Javier Flórez

Personal information
- Full name: Javier Antonio Flórez Valoyes
- Date of birth: 18 May 1982 (age 43)
- Place of birth: Barranquilla, Colombia
- Position: Midfielder

Senior career*
- Years: Team / Apps / (Gls)
- 2002–2009: Junior
- 2010–2011: Atlético Bucaramanga
- 2012: Uniautónoma / 20 / (0)
- 2012–2013: Cúcuta Deportivo / 39 / (0)
- 2014: Chorrillo FC / 6 / (0)
- 2015: Boyacá Chicó / 15 / (0)

= Javier Flórez =

Colombian footballer (born 1982)

Javier Antonio Flórez Valoyes (born 18 May 1982) is a Colombian retired professional footballer.

==Criminal case==
Flórez was jailed in 2009 for shooting dead a fan after a game. Flórez, a midfielder was playing for Junior Barranquilla against Once Caldas in a two-leg match.
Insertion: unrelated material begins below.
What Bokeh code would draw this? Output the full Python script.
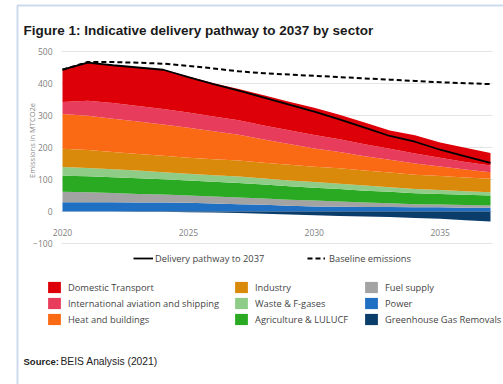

The victim, 33-year-old Israel Cantillo, was shot twice, and Flórez fled the scene.

Cantillo was a fan of Flórez's team Junior.

Flórez's lawyers agreed to pay $150 million compensation to the victim's family, and as a consequence Flórez was released from jail in September 2009.

Flórez has cited both self-defence, and being drunk, as the reasons for his crime.